It's easy to find the basic arguments on the first few hits. Where do we get the hydrogen? It takes a huge amount of electricity to create.
Hydrogen is simply a way to keep us using what we are already using. Petroleum. And much more of it. Especially if we start to produce hydrogen via the grid.
For example, there's this off of one of the design forums-
http://boards.core77.com/viewtopic.php?p=82033Just one post-
The Hydrogen fuel cell is not a viable solution in the long run. Let me separate the hype from the facts for you.
* The advocates of hydrogen say that pound per pound, it provides more energy than just about anything, but what they don't tell you is that hydrogen is such a light, low-density gas that a few pounds of it take up such a huge volume at atmospheric pressure that in order to have any usable density, it has to be compressed. Keep in mind, the Hindenburg was kept afloat with hydrogen; it's a lighter gas than even helium. Compressing hydrogen to a significantly usable density is very energy intensive, and even after compression, you have to transport far more of it to even get the equivalent amount of energy from a lesser quantity of other fuel.
* Hydrogen is conventionally obtained by electrolyzing water using electricity generated from some existing source of energy.

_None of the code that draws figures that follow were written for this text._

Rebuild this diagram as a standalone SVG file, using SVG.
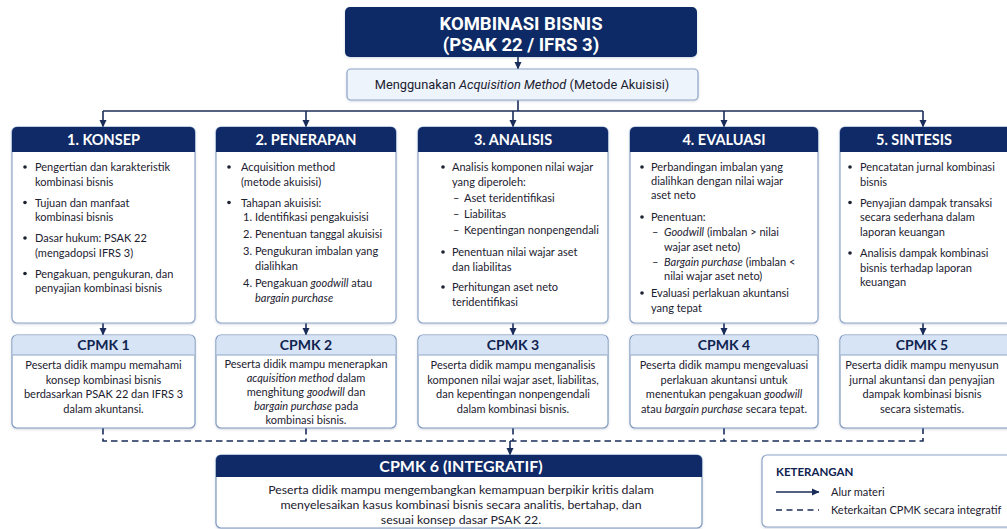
<svg xmlns="http://www.w3.org/2000/svg" width="1007" height="529" viewBox="0 0 1007 529">
<defs>
<marker id="ah" markerWidth="8" markerHeight="8" refX="7" refY="4" orient="auto" markerUnits="userSpaceOnUse">
<path d="M0,0.5 L7.5,4 L0,7.5 Z" fill="#1a2c5a"/>
</marker>
<filter id="sh" x="-5%" y="-5%" width="110%" height="115%">
<feDropShadow dx="0" dy="1" stdDeviation="1.2" flood-color="#4a5e85" flood-opacity="0.25"/>
</filter>
<style>
.navy{fill:#0f2a66}
.box{fill:#ffffff;stroke:#8ea5c8;stroke-width:1.2}
.cbox{fill:#ffffff;stroke:#7f98bf;stroke-width:1.2}
.chd{fill:#d7e4f5}
.ht{font-family:Lato,"Open Sans",sans-serif;font-weight:bold;font-size:14.5px;fill:#ffffff;text-anchor:middle}
.ct{font-family:Lato,"Open Sans",sans-serif;font-weight:bold;font-size:14px;fill:#0f2350;text-anchor:middle}
.t{font-family:Lato,"Open Sans",sans-serif;font-size:11px;fill:#1c2130}
.tc{font-family:Lato,"Open Sans",sans-serif;font-size:11px;fill:#1c2130;text-anchor:middle}
.i{font-style:italic}
.bul{fill:#1c2130}
.ln{stroke:#1a2c5a;stroke-width:1.6;fill:none}
.dash{stroke:#1a2c5a;stroke-width:1.6;fill:none;stroke-dasharray:6.5 4}
</style>
</defs>
<rect x="0" y="0" width="1007" height="529" fill="#ffffff"/>

<!-- connectors -->
<g id="connectors">
<line class="ln" x1="518" y1="57" x2="518" y2="69" marker-end="url(#ah)"/>
<line class="ln" x1="518" y1="100" x2="518" y2="111"/>
<line class="ln" x1="103" y1="111" x2="923" y2="111"/>
<line class="ln" x1="103" y1="111" x2="103" y2="127" marker-end="url(#ah)"/>
<line class="ln" x1="306" y1="111" x2="306" y2="127" marker-end="url(#ah)"/>
<line class="ln" x1="513" y1="111" x2="513" y2="127" marker-end="url(#ah)"/>
<line class="ln" x1="724" y1="111" x2="724" y2="127" marker-end="url(#ah)"/>
<line class="ln" x1="923" y1="111" x2="923" y2="127" marker-end="url(#ah)"/>
<line class="ln" x1="103" y1="323" x2="103" y2="335" marker-end="url(#ah)"/>
<line class="ln" x1="306" y1="323" x2="306" y2="335" marker-end="url(#ah)"/>
<line class="ln" x1="513" y1="323" x2="513" y2="335" marker-end="url(#ah)"/>
<line class="ln" x1="724" y1="323" x2="724" y2="335" marker-end="url(#ah)"/>
<line class="ln" x1="923" y1="323" x2="923" y2="335" marker-end="url(#ah)"/>
<path class="dash" d="M103,428 V441 H923 V428"/>
<line class="dash" x1="306" y1="428" x2="306" y2="441"/>
<line class="dash" x1="724" y1="428" x2="724" y2="441"/>
<line class="dash" x1="513" y1="428" x2="513" y2="441"/>
<line class="ln" x1="510" y1="441" x2="510" y2="455" marker-end="url(#ah)"/>
</g>

<!-- title -->
<g id="title">
<rect x="345" y="7" width="352" height="50" rx="5" class="navy" filter="url(#sh)"/>
<text x="521" y="29.5" class="ht" style="font-family:Roboto,sans-serif;font-size:18.5px">KOMBINASI BISNIS</text>
<text x="521" y="50.5" class="ht" style="font-family:Roboto,sans-serif;font-size:18.5px">(PSAK 22 / IFRS 3)</text>
</g>

<g id="method">
<rect x="347" y="69" width="351" height="31" rx="4" fill="#eef4fc" stroke="#8ea5c8" stroke-width="1.2" filter="url(#sh)"/>
<text x="522" y="89" style="font-family:Roboto,sans-serif;font-size:12.8px;fill:#1c2130;text-anchor:middle">Menggunakan <tspan class="i">Acquisition Method</tspan> (Metode Akuisisi)</text>
</g>

<!-- column 1 -->
<g id="konsep">
<rect x="12" y="127" width="183" height="196" rx="5" class="box" filter="url(#sh)"/>
<path d="M12,152 V132 a5,5 0 0 1 5,-5 H190 a5,5 0 0 1 5,5 V152 Z" class="navy"/>
<text x="103.5" y="145" class="ht">1. KONSEP</text>
<circle cx="25" cy="167" r="1.8" class="bul"/>
<text x="35" y="171" class="t">Pengertian dan karakteristik</text>
<text x="35" y="185.5" class="t">kombinasi bisnis</text>
<circle cx="25" cy="202.5" r="1.8" class="bul"/>
<text x="35" y="206.5" class="t">Tujuan dan manfaat</text>
<text x="35" y="221" class="t">kombinasi bisnis</text>
<circle cx="25" cy="238" r="1.8" class="bul"/>
<text x="35" y="242" class="t">Dasar hukum: PSAK 22</text>
<text x="35" y="256.5" class="t">(mengadopsi IFRS 3)</text>
<circle cx="25" cy="273.5" r="1.8" class="bul"/>
<text x="35" y="277.5" class="t">Pengakuan, pengukuran, dan</text>
<text x="35" y="292" class="t">penyajian kombinasi bisnis</text>
</g>

<!-- column 2 -->
<g id="penerapan">
<rect x="216" y="127" width="180" height="196" rx="5" class="box" filter="url(#sh)"/>
<path d="M216,152 V132 a5,5 0 0 1 5,-5 H391 a5,5 0 0 1 5,5 V152 Z" class="navy"/>
<text x="306" y="145" class="ht">2. PENERAPAN</text>
<circle cx="229" cy="167" r="1.8" class="bul"/>
<text x="241" y="171" class="t">Acquisition method</text>
<text x="241" y="185.5" class="t">(metode akuisisi)</text>
<circle cx="229" cy="202.5" r="1.8" class="bul"/>
<text x="241" y="206.5" class="t">Tahapan akuisisi:</text>
<text x="243" y="221" class="t">1.</text><text x="255" y="221" class="t">Identifikasi pengakuisisi</text>
<text x="243" y="238" class="t">2.</text><text x="255" y="238" class="t">Penentuan tanggal akuisisi</text>
<text x="243" y="255" class="t">3.</text><text x="255" y="255" class="t">Pengukuran imbalan yang</text>
<text x="255" y="270" class="t">dialihkan</text>
<text x="243" y="287" class="t">4.</text><text x="255" y="287" class="t">Pengakuan <tspan class="i">goodwill</tspan> atau</text>
<text x="255" y="302" class="t i">bargain purchase</text>
</g>

<!-- column 3 -->
<g id="analisis">
<rect x="418" y="127" width="190" height="196" rx="5" class="box" filter="url(#sh)"/>
<path d="M418,152 V132 a5,5 0 0 1 5,-5 H603 a5,5 0 0 1 5,5 V152 Z" class="navy"/>
<text x="513" y="145" class="ht">3. ANALISIS</text>
<circle cx="443" cy="167" r="1.8" class="bul"/>
<text x="452" y="171" class="t">Analisis komponen nilai wajar</text>
<text x="452" y="185.5" class="t">yang diperoleh:</text>
<text x="453" y="202" class="t">–</text><text x="464" y="202" class="t">Aset teridentifikasi</text>
<text x="453" y="218" class="t">–</text><text x="464" y="218" class="t">Liabilitas</text>
<text x="453" y="234" class="t">–</text><text x="464" y="234" class="t">Kepentingan nonpengendali</text>
<circle cx="443" cy="252" r="1.8" class="bul"/>
<text x="452" y="256" class="t">Penentuan nilai wajar aset</text>
<text x="452" y="270.5" class="t">dan liabilitas</text>
<circle cx="443" cy="287" r="1.8" class="bul"/>
<text x="452" y="291" class="t">Perhitungan aset neto</text>
<text x="452" y="305.5" class="t">teridentifikasi</text>
</g>

<!-- column 4 -->
<g id="evaluasi">
<rect x="630" y="127" width="188" height="196" rx="5" class="box" filter="url(#sh)"/>
<path d="M630,152 V132 a5,5 0 0 1 5,-5 H813 a5,5 0 0 1 5,5 V152 Z" class="navy"/>
<text x="724" y="145" class="ht">4. EVALUASI</text>
<circle cx="642" cy="167" r="1.8" class="bul"/>
<text x="651" y="171" class="t">Perbandingan imbalan yang</text>
<text x="651" y="185" class="t">dialihkan dengan nilai wajar</text>
<text x="651" y="199" class="t">aset neto</text>
<circle cx="642" cy="217" r="1.8" class="bul"/>
<text x="651" y="221" class="t">Penentuan:</text>
<text x="652" y="236" class="t">–</text><text x="664" y="236" class="t"><tspan class="i">Goodwill</tspan> (imbalan &gt; nilai</text>
<text x="664" y="250.5" class="t">wajar aset neto)</text>
<text x="652" y="266" class="t">–</text><text x="664" y="266" class="t"><tspan class="i">Bargain purchase</tspan> (imbalan &lt;</text>
<text x="664" y="280" class="t">nilai wajar aset neto)</text>
<circle cx="642" cy="293" r="1.8" class="bul"/>
<text x="651" y="297" class="t">Evaluasi perlakuan akuntansi</text>
<text x="651" y="311.5" class="t">yang tepat</text>
</g>

<!-- column 5 -->
<g id="sintesis">
<rect x="840" y="127" width="175" height="196" rx="5" class="box" filter="url(#sh)"/>
<path d="M840,152 V132 a5,5 0 0 1 5,-5 H1015 V152 Z" class="navy"/>
<text x="914" y="145" class="ht">5. SINTESIS</text>
<circle cx="850" cy="167" r="1.8" class="bul"/>
<text x="860" y="171" class="t">Pencatatan jurnal kombinasi</text>
<text x="860" y="185.5" class="t">bisnis</text>
<circle cx="850" cy="202.5" r="1.8" class="bul"/>
<text x="860" y="206.5" class="t">Penyajian dampak transaksi</text>
<text x="860" y="221" class="t">secara sederhana dalam</text>
<text x="860" y="235.5" class="t">laporan keuangan</text>
<circle cx="850" cy="253" r="1.8" class="bul"/>
<text x="860" y="257" class="t">Analisis dampak kombinasi</text>
<text x="860" y="271.5" class="t">bisnis terhadap laporan</text>
<text x="860" y="286" class="t">keuangan</text>
</g>

<!-- CPMK boxes -->
<g id="cpmk1">
<rect x="12" y="335" width="183" height="93" rx="5" class="cbox" filter="url(#sh)"/>
<path d="M12.6,355 V340 a4.4,4.4 0 0 1 4.4,-4.4 H190 a4.4,4.4 0 0 1 4.4,4.4 V355 Z" class="chd"/>
<line x1="12.6" y1="355" x2="194.4" y2="355" stroke="#8ea5c8" stroke-width="1"/>
<text x="103.5" y="350" class="ct">CPMK 1</text>
<text x="103.5" y="369" class="tc">Peserta didik mampu memahami</text>
<text x="103.5" y="383.5" class="tc">konsep kombinasi bisnis</text>
<text x="103.5" y="398" class="tc">berdasarkan PSAK 22 dan IFRS 3</text>
<text x="103.5" y="412.5" class="tc">dalam akuntansi.</text>
</g>

<g id="cpmk2">
<rect x="216" y="335" width="180" height="93" rx="5" class="cbox" filter="url(#sh)"/>
<path d="M216.6,355 V340 a4.4,4.4 0 0 1 4.4,-4.4 H391 a4.4,4.4 0 0 1 4.4,4.4 V355 Z" class="chd"/>
<line x1="216.6" y1="355" x2="395.4" y2="355" stroke="#8ea5c8" stroke-width="1"/>
<text x="306" y="350" class="ct">CPMK 2</text>
<text x="306" y="368" class="tc">Peserta didik mampu menerapkan</text>
<text x="306" y="382" class="tc"><tspan class="i">acquisition method</tspan> dalam</text>
<text x="306" y="396" class="tc">menghitung <tspan class="i">goodwill</tspan> dan</text>
<text x="306" y="410" class="tc"><tspan class="i">bargain purchase</tspan> pada</text>
<text x="306" y="424" class="tc">kombinasi bisnis.</text>
</g>

<g id="cpmk3">
<rect x="418" y="335" width="190" height="93" rx="5" class="cbox" filter="url(#sh)"/>
<path d="M418.6,355 V340 a4.4,4.4 0 0 1 4.4,-4.4 H603 a4.4,4.4 0 0 1 4.4,4.4 V355 Z" class="chd"/>
<line x1="418.6" y1="355" x2="607.4" y2="355" stroke="#8ea5c8" stroke-width="1"/>
<text x="513" y="350" class="ct">CPMK 3</text>
<text x="513" y="369" class="tc">Peserta didik mampu menganalisis</text>
<text x="513" y="383.5" class="tc">komponen nilai wajar aset, liabilitas,</text>
<text x="513" y="398" class="tc">dan kepentingan nonpengendali</text>
<text x="513" y="412.5" class="tc">dalam kombinasi bisnis.</text>
</g>

<g id="cpmk4">
<rect x="630" y="335" width="188" height="93" rx="5" class="cbox" filter="url(#sh)"/>
<path d="M630.6,355 V340 a4.4,4.4 0 0 1 4.4,-4.4 H813 a4.4,4.4 0 0 1 4.4,4.4 V355 Z" class="chd"/>
<line x1="630.6" y1="355" x2="817.4" y2="355" stroke="#8ea5c8" stroke-width="1"/>
<text x="724" y="350" class="ct">CPMK 4</text>
<text x="724" y="369" class="tc">Peserta didik mampu mengevaluasi</text>
<text x="724" y="383.5" class="tc">perlakuan akuntansi untuk</text>
<text x="724" y="398" class="tc">menentukan pengakuan <tspan class="i">goodwill</tspan></text>
<text x="724" y="412.5" class="tc">atau <tspan class="i">bargain purchase</tspan> secara tepat.</text>
</g>

<g id="cpmk5">
<rect x="840" y="335" width="175" height="93" rx="5" class="cbox" filter="url(#sh)"/>
<path d="M840.6,355 V340 a4.4,4.4 0 0 1 4.4,-4.4 H1015 V355 Z" class="chd"/>
<line x1="840.6" y1="355" x2="1007" y2="355" stroke="#8ea5c8" stroke-width="1"/>
<text x="922" y="350" class="ct">CPMK 5</text>
<text x="922" y="369" class="tc">Peserta didik mampu menyusun</text>
<text x="922" y="383.5" class="tc">jurnal akuntansi dan penyajian</text>
<text x="922" y="398" class="tc">dampak kombinasi bisnis</text>
<text x="922" y="412.5" class="tc">secara sistematis.</text>
</g>

<g id="cpmk6">
<rect x="216" y="455" width="486" height="73" rx="5" class="cbox" filter="url(#sh)"/>
<path d="M216,477 V460 a5,5 0 0 1 5,-5 H697 a5,5 0 0 1 5,5 V477 Z" class="navy"/>
<text x="461" y="472" class="ht" style="font-size:16px">CPMK 6 (INTEGRATIF)</text>
<text x="461" y="494" class="tc" style="font-size:12.3px">Peserta didik mampu mengembangkan kemampuan berpikir kritis dalam</text>
<text x="461" y="509" class="tc" style="font-size:12.3px">menyelesaikan kasus kombinasi bisnis secara analitis, bertahap, dan</text>
<text x="461" y="523.5" class="tc" style="font-size:12.3px">sesuai konsep dasar PSAK 22.</text>
</g>

<g id="legend">
<rect x="762" y="455" width="255" height="72" rx="5" fill="#ffffff" stroke="#8ea5c8" stroke-width="1.2" filter="url(#sh)"/>
<text x="776" y="476" style="font-family:Lato,'Open Sans',sans-serif;font-weight:bold;font-size:11.5px;fill:#0f2350">KETERANGAN</text>
<line class="ln" x1="776" y1="492" x2="819" y2="492" marker-end="url(#ah)"/>
<text x="831" y="496" class="t">Alur materi</text>
<line class="dash" x1="776" y1="510" x2="819" y2="510" style="stroke-dasharray:6 4.5"/>
<text x="831" y="514" class="t">Keterkaitan CPMK secara integratif</text>
</g>
</svg>
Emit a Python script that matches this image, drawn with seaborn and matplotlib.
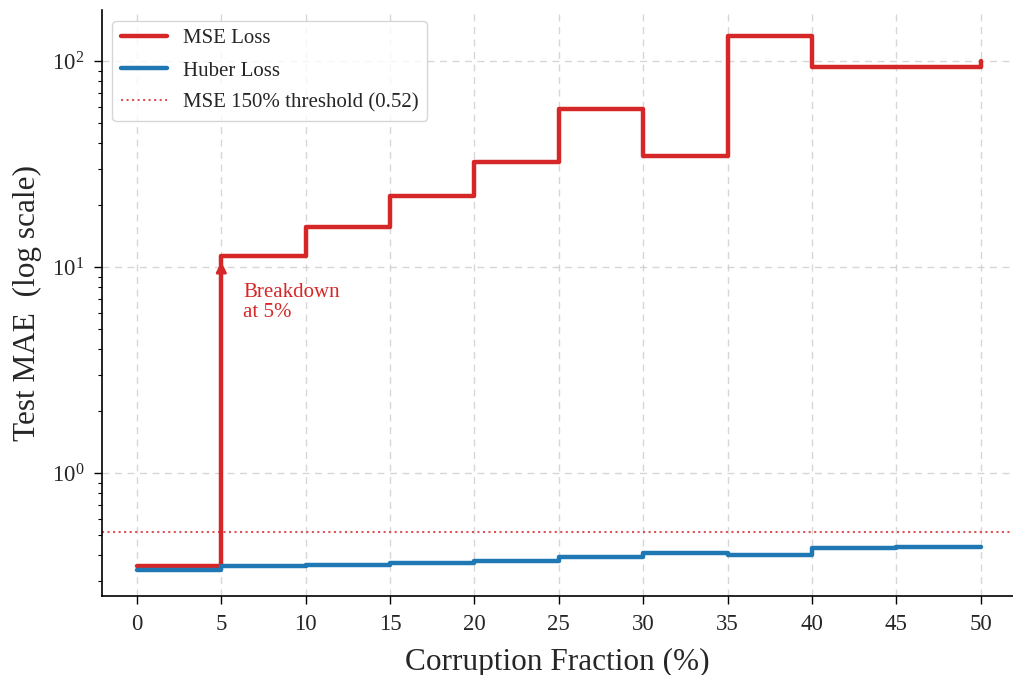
import matplotlib
matplotlib.use("Agg")
import matplotlib.pyplot as plt
import seaborn as sns

# corruption fraction (%) and test MAE for each loss
fractions = [0, 5, 10, 15, 20, 25, 30, 35, 40, 45, 50]
mse_mae = [0.355, 11.3, 15.6, 22.1, 32.3, 58.5, 34.6, 132, 93.5, 93.5, 100]
huber_mae = [0.340, 0.355, 0.358, 0.367, 0.373, 0.391, 0.410, 0.401, 0.434, 0.440, 0.440]
threshold = 0.52

red = "#d62728"
blue = "#1f77b4"

sns.set_style("ticks")
plt.rcParams["font.family"] = ["Liberation Serif", "DejaVu Serif"]
plt.rcParams["mathtext.fontset"] = "stix"

fig = plt.figure(figsize=(10.13, 6.75), dpi=100)
ax = fig.add_axes([0.1007, 0.117, 0.899, 0.868])

sns.lineplot(x=fractions, y=mse_mae, drawstyle="steps-post", color=red,
             linewidth=3.2, label="MSE Loss", ax=ax)
sns.lineplot(x=fractions, y=huber_mae, drawstyle="steps-post", color=blue,
             linewidth=3.2, label="Huber Loss", ax=ax)
ax.axhline(threshold, color=red, linestyle=":", linewidth=1.5, alpha=0.8,
           label=f"MSE 150% threshold ({threshold:.2f})")

ax.set_yscale("log")
ax.set_xlim(-2.07, 51.9)
ax.set_ylim(0.253, 177)
ax.set_xticks(fractions)

# breakdown marker
ax.annotate("", xy=(fractions[1], mse_mae[1] * 0.97), xytext=(fractions[1], mse_mae[0]),
            arrowprops=dict(arrowstyle="-|>", color=red, lw=2, mutation_scale=15))
ax.text(6.3, 8.4, "Breakdown\nat 5%", color=red, fontsize=15, va="top", ha="left",
        linespacing=1.1)

ax.grid(True, which="major", linestyle=(0, (5, 4)), color="#cccccc", linewidth=1, alpha=0.8)
ax.set_xlabel("Corruption Fraction (%)", fontsize=22.5, labelpad=9)
ax.set_ylabel("Test MAE  (log scale)", fontsize=22.5, labelpad=7)
ax.tick_params(axis="both", which="major", labelsize=16.5, length=5.5, width=1,
               color="black", pad=7.5)
ax.tick_params(axis="y", which="minor", length=3, width=0.8, color="black")
for s in ["left", "bottom"]:
    ax.spines[s].set_color("black")
    ax.spines[s].set_linewidth(1.2)
sns.despine(ax=ax)

ax.legend(loc="upper left", fontsize=15, frameon=True, fancybox=True,
          edgecolor="#cccccc", handlelength=2.2, labelspacing=0.6)

fig.savefig("out.png", dpi=100)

The hydrogen then needs to be compressed to a usable density, which takes energy. Then, a lot of this stuff has to be transported, consuming yet more energy. All for what? for use in a fuel cell, where it is turned back into electricity. Each step along the way incurs a significant loss in energy.
In other words, hydrogen isn't a real fuel; we use other fuels to generate electricity to electrolyze water to get hydrogen. If it's not fuel, what is it? A very lousy battery.
Hydrogen is such a dead end that the European Fuel Cell symposium has decided that it will no longer accept entries, papers, nor talks on hydrogen fuel cells; no matter how efficient we make it, we simply can't make using electricity to electrolyze water to make hydrogen just to turn in back into electricity more efficent than simply using the electricity in the first place.
Here are some links you may want to read on this matter, re: the European Fuel Cell symposium rejecting Hydrogen:
http://www.thewatt.com/article-1210-nested-1-0.htmlhttp://www.thewatt.com/article-1238-nested-1-0.htmlThe future is not about the hydrogen economy; it's about the electron economy, and the technology to grasp it is already within reach. Hydrogen is just a pipe dream and a red herring thrown in our way by the ones with the interests to protect. The oil companies want to convert their hydrocarbons into hydrogen + sequestered carbon, but not because it's a better technology; this is to keep us dependent on them no matter what fuel it is that we end up using.